Trump was referring to the escalation of war in Ukraine. He, like many other commentators and lawmakers, are warning that the decision to continue sending weapons – and now tanks – could potentially lead to the use of “nuclear weapons.”
It’s mission creep and it’s dangerous, they say.
Why? Because Russian President Valdimir Putin has indicated in two different speeches that he would use nuclear weapons to defend Russia, if needed. Those warnings are not just bluster but a very real possibility.
And the escalation of war is visible.
Russia launched 55 missiles strikes across Ukraine Thursday, leaving 11 dead.

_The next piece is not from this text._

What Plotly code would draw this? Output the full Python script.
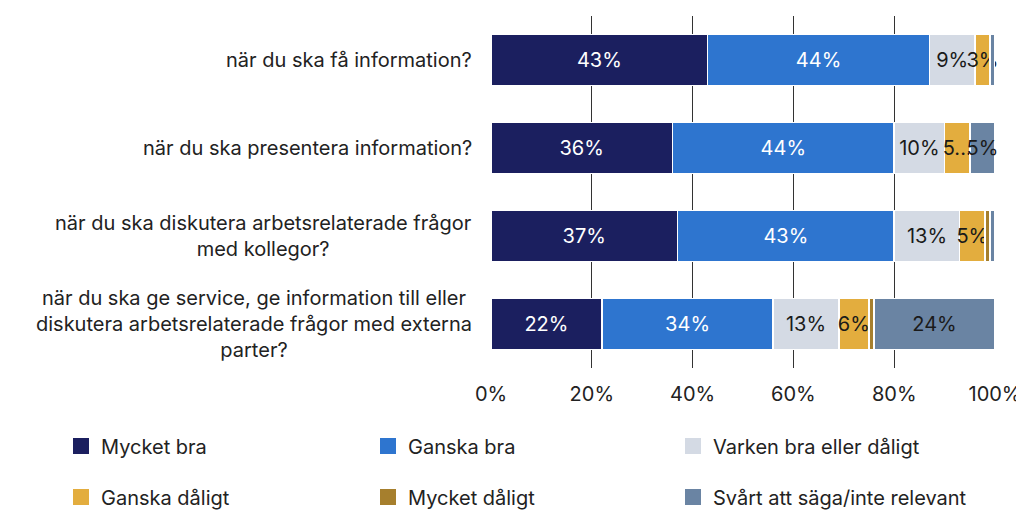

The strikes come one day after the United States and Germany agreed to send tanks to Ukraine in an effort to aide the country. 47 of the 55 missiles were shot down according to Ukraine’s Air Force command.
Eleven lives were lost and another 11 were injured additionally leaving 35 buildings damaged in the wake of the attacks. According to The New York Times, Denys Shmyhal, said in a post on Telegram. “The main goal is energy facilities, providing Ukrainians with light and heat,” he said.
Ukraine is now demanding that they need F-16 fighter jets. In a post on twitter Ukrainian lawmaker, Oleksiy Goncharenko said, “Missiles again over Ukraine. We need F16.”
Morning. Missiles again over Ukraine. We need F16.
— Oleksiy Goncharenko (@GoncharenkoUa) January 26, 2023
The US has abstained from sending advanced jets in the chances that a volatile decision could foster more dangerous attacks like former President Trump’s post on Truth referred to. If the US did authorize the decision to lend Ukraine the F-16 jets Netherlands’ foreign minister, Wopke Hoekstra, would be willing to supply them. According to The New York Times, Hoekstra told Dutch lawmakers, “We are open-minded… There are no taboos.”
F-16 fighter jets are complex to work on, they are not the average aircraft that can be learned in a matter of weeks. It can take months for pilots to learn how to fly these birds. European and US officials have the concern that Ukrainian forces could potentially use the jets to fly into Russian airspace and launch attacks on Russian soil.
Western allies are trying to avoid such a provocation, because that could lead to nuclear warfare in reference to what Putin has said he would do to defend his country.